■ TO BE DONE ■
Each line from the line with "Convert this diagram to TikZ code." to the line with "(0,0) rectangle (794,1123);", inclusive, is to be repeated exactly; no other line and no picture belongs in the copy.

Stored entries

— Begin —

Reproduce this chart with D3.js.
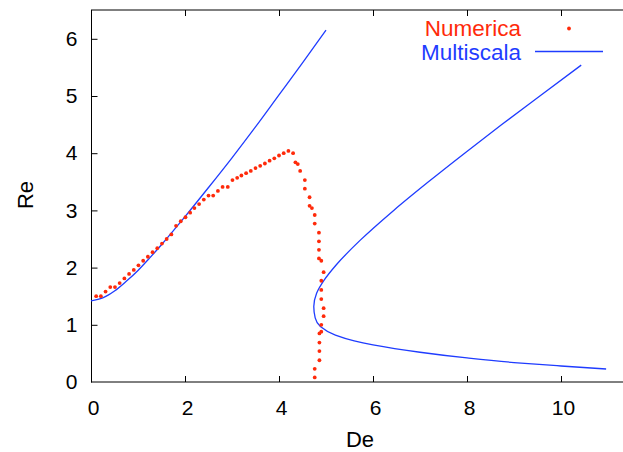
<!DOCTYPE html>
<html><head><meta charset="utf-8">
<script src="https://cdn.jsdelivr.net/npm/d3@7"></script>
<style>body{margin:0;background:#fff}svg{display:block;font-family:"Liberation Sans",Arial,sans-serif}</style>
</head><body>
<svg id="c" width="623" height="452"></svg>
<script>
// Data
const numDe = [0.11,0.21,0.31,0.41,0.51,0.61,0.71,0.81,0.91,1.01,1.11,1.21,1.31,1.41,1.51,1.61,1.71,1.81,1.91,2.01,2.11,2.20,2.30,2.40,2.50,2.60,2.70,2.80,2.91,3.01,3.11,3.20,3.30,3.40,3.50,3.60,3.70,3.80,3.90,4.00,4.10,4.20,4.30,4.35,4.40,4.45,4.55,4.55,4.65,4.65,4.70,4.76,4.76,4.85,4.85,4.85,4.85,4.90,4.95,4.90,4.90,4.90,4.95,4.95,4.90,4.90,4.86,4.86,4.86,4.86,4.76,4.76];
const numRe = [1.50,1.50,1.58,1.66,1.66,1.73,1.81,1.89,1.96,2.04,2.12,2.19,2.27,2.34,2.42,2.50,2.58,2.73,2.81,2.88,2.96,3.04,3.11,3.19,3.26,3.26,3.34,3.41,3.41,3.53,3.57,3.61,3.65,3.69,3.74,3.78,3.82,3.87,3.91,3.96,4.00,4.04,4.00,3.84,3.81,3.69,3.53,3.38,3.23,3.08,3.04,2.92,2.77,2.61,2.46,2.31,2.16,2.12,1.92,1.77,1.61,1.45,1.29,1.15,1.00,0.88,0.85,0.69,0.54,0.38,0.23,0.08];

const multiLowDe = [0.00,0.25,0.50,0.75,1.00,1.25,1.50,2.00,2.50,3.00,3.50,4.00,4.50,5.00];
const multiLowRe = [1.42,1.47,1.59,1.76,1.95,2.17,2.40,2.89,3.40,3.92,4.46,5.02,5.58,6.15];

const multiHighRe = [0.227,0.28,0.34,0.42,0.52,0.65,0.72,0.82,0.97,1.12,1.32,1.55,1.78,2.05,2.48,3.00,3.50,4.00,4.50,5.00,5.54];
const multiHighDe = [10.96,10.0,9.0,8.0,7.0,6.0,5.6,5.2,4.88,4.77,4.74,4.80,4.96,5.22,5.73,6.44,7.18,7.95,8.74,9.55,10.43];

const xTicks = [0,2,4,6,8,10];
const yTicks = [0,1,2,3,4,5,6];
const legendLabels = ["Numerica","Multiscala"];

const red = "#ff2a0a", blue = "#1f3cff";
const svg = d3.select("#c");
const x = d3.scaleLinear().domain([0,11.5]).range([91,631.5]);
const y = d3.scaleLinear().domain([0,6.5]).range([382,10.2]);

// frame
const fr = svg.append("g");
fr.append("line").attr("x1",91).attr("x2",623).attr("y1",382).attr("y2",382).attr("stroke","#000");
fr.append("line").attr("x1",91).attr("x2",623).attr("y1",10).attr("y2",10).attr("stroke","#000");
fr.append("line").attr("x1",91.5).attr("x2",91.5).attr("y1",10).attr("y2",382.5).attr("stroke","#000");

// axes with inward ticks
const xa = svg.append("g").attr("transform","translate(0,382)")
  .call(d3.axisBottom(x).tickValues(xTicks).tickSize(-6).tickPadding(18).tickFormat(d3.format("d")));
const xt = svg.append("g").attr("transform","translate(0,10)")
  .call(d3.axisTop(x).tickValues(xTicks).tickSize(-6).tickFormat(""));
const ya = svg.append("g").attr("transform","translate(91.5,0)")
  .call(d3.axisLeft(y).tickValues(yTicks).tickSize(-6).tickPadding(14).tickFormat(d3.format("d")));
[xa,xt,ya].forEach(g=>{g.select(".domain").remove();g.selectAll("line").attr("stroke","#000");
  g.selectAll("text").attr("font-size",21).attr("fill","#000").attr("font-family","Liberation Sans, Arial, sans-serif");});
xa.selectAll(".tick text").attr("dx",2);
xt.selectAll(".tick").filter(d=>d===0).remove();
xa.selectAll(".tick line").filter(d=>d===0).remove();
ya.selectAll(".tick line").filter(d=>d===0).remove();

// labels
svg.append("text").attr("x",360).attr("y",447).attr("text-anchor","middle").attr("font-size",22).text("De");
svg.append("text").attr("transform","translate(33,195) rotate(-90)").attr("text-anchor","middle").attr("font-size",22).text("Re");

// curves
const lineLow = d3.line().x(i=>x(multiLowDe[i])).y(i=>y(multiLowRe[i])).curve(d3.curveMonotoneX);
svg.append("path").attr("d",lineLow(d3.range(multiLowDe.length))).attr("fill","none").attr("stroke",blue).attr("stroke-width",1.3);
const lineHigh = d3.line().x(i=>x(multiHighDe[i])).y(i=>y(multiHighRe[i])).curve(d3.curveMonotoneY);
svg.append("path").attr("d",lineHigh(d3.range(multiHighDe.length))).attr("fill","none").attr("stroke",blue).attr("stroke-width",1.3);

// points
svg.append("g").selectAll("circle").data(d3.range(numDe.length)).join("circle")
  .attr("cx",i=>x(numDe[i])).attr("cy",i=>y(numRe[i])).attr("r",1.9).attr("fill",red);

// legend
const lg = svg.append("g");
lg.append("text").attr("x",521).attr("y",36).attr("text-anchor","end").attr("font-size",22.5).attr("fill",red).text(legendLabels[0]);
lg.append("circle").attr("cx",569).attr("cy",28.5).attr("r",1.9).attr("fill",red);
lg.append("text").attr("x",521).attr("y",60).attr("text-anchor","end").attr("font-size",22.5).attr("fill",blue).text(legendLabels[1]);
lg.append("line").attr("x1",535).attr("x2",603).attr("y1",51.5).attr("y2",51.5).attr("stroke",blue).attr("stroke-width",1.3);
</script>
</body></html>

— End —
— Begin —

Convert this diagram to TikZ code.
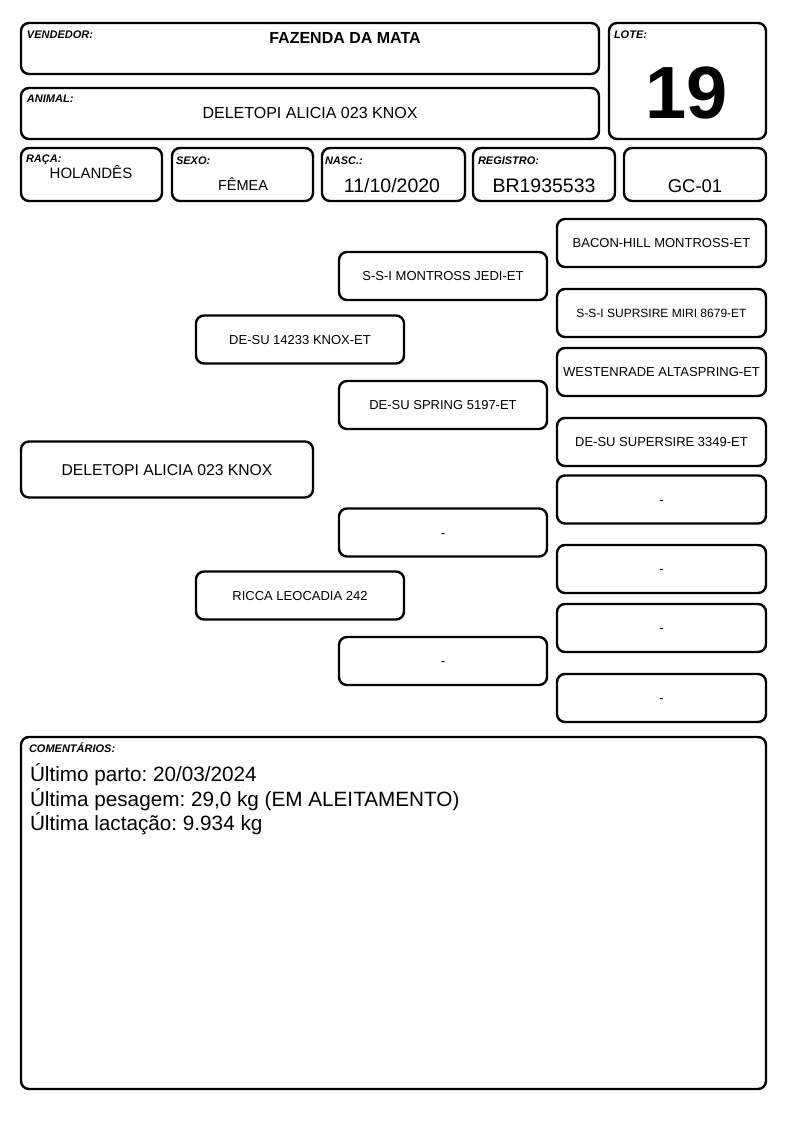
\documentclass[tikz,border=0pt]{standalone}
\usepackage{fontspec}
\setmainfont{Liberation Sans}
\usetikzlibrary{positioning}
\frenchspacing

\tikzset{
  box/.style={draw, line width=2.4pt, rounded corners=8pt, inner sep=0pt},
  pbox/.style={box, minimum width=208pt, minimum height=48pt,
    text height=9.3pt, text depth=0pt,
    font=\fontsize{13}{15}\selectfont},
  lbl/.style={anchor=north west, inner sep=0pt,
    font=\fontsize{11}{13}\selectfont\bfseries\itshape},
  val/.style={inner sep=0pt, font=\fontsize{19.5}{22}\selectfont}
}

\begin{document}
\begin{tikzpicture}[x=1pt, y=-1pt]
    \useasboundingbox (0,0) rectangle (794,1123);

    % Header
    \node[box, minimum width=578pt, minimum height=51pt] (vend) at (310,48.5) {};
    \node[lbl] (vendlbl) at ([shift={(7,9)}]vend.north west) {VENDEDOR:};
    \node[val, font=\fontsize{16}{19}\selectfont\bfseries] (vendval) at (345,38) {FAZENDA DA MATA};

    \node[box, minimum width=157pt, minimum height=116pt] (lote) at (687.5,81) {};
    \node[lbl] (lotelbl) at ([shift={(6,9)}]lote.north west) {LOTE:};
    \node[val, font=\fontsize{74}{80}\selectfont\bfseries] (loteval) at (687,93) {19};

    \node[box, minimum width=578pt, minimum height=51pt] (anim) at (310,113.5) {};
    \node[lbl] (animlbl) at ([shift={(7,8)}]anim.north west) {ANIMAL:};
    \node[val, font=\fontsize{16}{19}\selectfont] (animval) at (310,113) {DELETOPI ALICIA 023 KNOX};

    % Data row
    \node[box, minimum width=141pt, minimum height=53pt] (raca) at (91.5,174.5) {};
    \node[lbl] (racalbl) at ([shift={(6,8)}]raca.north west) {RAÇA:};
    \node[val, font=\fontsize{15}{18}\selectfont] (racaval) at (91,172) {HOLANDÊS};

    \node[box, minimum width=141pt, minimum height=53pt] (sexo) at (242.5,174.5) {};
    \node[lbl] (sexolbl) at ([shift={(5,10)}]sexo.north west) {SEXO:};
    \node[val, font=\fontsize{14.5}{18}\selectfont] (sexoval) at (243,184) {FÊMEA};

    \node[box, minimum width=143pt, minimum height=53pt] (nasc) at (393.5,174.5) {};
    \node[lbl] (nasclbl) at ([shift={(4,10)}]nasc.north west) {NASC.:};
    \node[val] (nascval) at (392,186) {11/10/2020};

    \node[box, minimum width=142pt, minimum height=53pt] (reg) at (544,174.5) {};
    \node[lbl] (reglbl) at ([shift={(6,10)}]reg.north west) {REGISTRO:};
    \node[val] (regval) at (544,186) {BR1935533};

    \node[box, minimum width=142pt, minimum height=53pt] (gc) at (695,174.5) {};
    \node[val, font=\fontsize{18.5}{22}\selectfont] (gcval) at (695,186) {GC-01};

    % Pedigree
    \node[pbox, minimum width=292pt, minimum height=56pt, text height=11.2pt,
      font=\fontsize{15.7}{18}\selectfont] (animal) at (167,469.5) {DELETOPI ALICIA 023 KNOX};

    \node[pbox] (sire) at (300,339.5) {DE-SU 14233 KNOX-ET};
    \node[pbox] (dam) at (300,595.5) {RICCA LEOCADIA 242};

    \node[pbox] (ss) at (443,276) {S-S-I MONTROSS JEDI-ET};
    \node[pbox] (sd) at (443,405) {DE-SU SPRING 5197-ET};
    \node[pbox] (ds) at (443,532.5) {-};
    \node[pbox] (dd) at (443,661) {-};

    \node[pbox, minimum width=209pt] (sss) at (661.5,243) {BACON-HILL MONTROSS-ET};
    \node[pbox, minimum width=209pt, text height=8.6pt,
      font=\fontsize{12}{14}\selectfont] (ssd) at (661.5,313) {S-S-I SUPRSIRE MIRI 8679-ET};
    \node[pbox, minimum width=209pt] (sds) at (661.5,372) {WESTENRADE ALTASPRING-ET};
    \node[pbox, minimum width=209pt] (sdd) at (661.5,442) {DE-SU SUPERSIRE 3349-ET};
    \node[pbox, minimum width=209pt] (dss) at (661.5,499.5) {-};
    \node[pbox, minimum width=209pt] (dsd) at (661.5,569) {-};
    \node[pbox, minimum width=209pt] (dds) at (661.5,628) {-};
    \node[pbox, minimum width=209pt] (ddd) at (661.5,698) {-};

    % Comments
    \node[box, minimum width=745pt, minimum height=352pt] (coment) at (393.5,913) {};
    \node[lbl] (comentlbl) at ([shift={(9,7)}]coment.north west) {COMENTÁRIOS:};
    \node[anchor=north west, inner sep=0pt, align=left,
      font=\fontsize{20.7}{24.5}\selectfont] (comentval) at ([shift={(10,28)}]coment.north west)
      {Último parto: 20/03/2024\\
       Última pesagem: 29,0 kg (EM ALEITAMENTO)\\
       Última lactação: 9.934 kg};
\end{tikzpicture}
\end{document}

— End —

■ CORRECT RESPONSE ■
Convert this diagram to TikZ code.
\documentclass[tikz,border=0pt]{standalone}
\usepackage{fontspec}
\setmainfont{Liberation Sans}
\usetikzlibrary{positioning}
\frenchspacing

\tikzset{
  box/.style={draw, line width=2.4pt, rounded corners=8pt, inner sep=0pt},
  pbox/.style={box, minimum width=208pt, minimum height=48pt,
    text height=9.3pt, text depth=0pt,
    font=\fontsize{13}{15}\selectfont},
  lbl/.style={anchor=north west, inner sep=0pt,
    font=\fontsize{11}{13}\selectfont\bfseries\itshape},
  val/.style={inner sep=0pt, font=\fontsize{19.5}{22}\selectfont}
}

\begin{document}
\begin{tikzpicture}[x=1pt, y=-1pt]
    \useasboundingbox (0,0) rectangle (794,1123);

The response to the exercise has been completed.